Amendments have been made to the disclosure of interests provisions set out in Part VII of the Securities and Futures Act (Chapter 289) (the SFA) and the relevant regulations thereunder. The key amendments are as follow:
- The prescribed legislation will not just apply to directors and substantial shareholders of a listed corporation. They extend the notification obligations to the chief executive officers of listed corporations.
- The notification obligations will apply to the relevant persons of not just Singapore incorporated companies but to foreign incorporated entities, both with a primary listing on the Singapore Exchange (the SGX-ST).
- The notification process is also now simplified for directors and substantial shareholders, who will no longer have to separately report their interests, and changes in interests, in securities to SGX-ST but only to the listed corporations. However, the listed corporations will be required to disclose this information to SGX-ST.

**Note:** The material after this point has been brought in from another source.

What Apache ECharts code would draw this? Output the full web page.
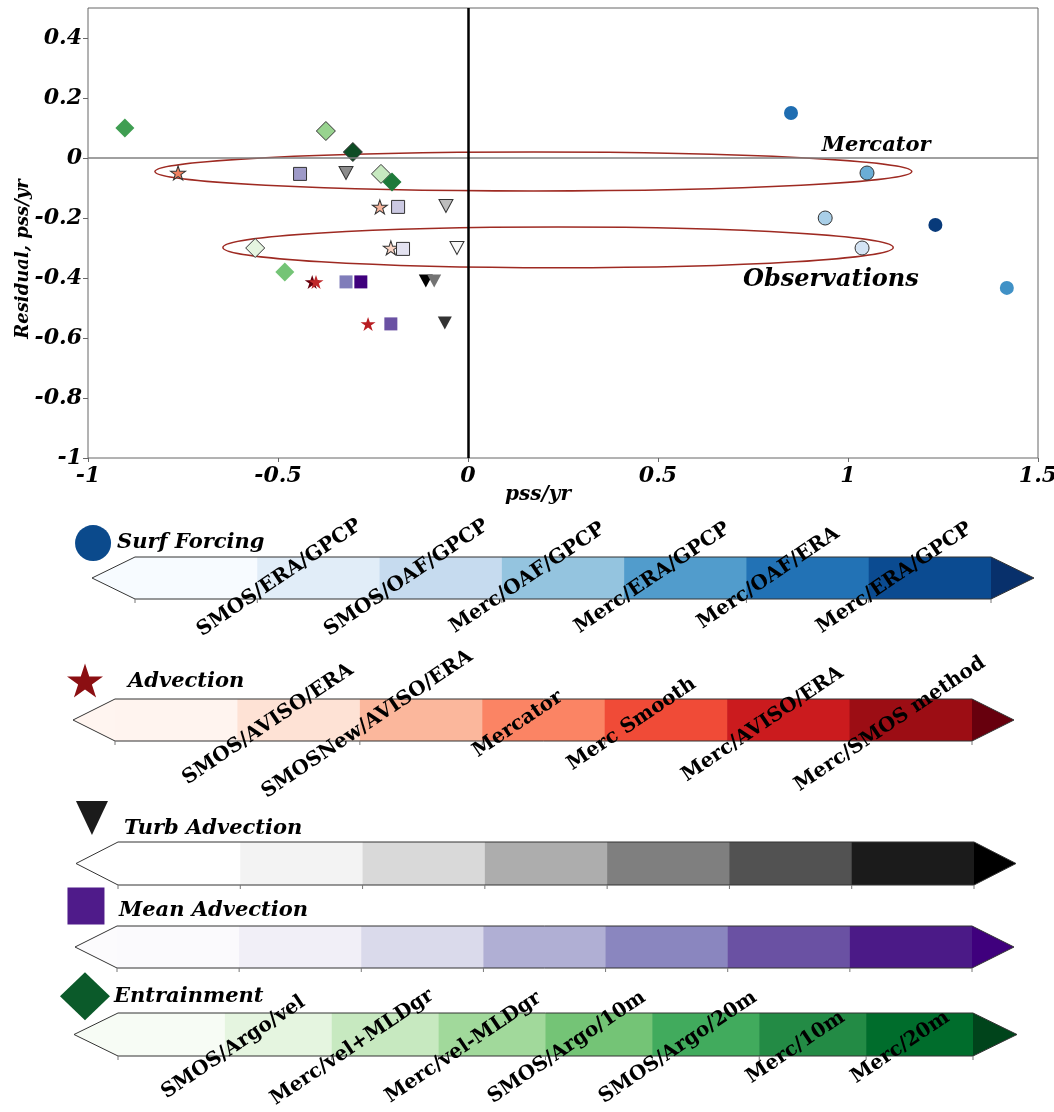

- In addition, a director of a listed corporation is required to notify the corporation in respect of his shareholdings in a related corporation. Such a notification must be made within 2 business days after (i) his appointment as director (ii) his acquiring or ceasing to have an interest or (iii) his becoming aware of a change in his interest.
- The penalties for fragrant breaches had been stiffened and the MAS can impose a fine of up to $250,000 and/or jail of up to two years for any contravention committed "intentionally or recklessly". Civil penalties may also be imposed.

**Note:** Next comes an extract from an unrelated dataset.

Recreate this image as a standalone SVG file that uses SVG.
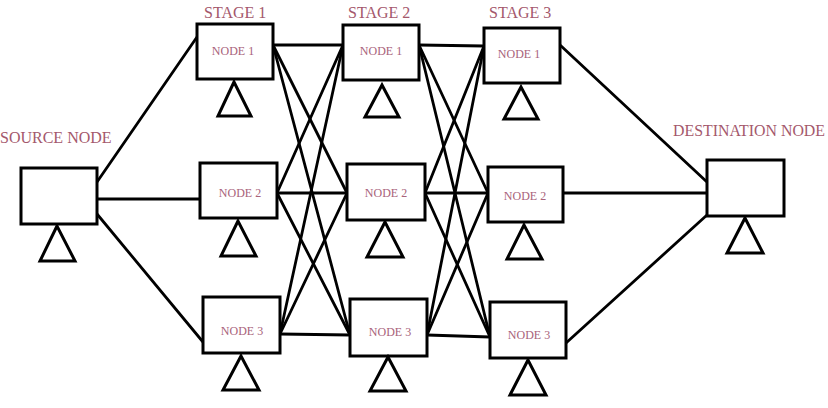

- Electronic forms had been developed for use for the above notifications.
- The MAS will be bringing these amendments into force on 19 November 2012.
Other proposed new rules include the introduction of the concept of attributed liability: a corporation, a partnership or a limited liability partnership may face liability resulting from a contravention of a provision in Part XII (Market conduct) by its employee, officer, partner or manager (referred to as the contravening person) if it has either consented to or connived in the contravention, or been negligent as to its internal compliance policies and procedures.
The new proposed rules also empower MAS or any claimant to apply to court for an order against a third party to disgorge the benefit it has derived from trades conducted for it in contravention of any of the market misconduct provisions in Part XII. This new provisions are intended to prevent unjust enrichment by a third party where the person committing a contravention may not do so for his own account, but for the benefit of the third party. The third party may show cause why the order for disgorgement should not be made. The court may refuse to order disgorgement or may order disgorgement of a lesser sum if it is satisfied that the third party acquired the benefit innocently and had altered its position in reliance on that acquisition. The sum ordered to be disgorged will be distributed to the claimants who file claims for compensation in the same manner as if they were filing claims against the person who committed the contravention. Any sum remaining under the order for disgorgement will be paid into the Consolidated Fund.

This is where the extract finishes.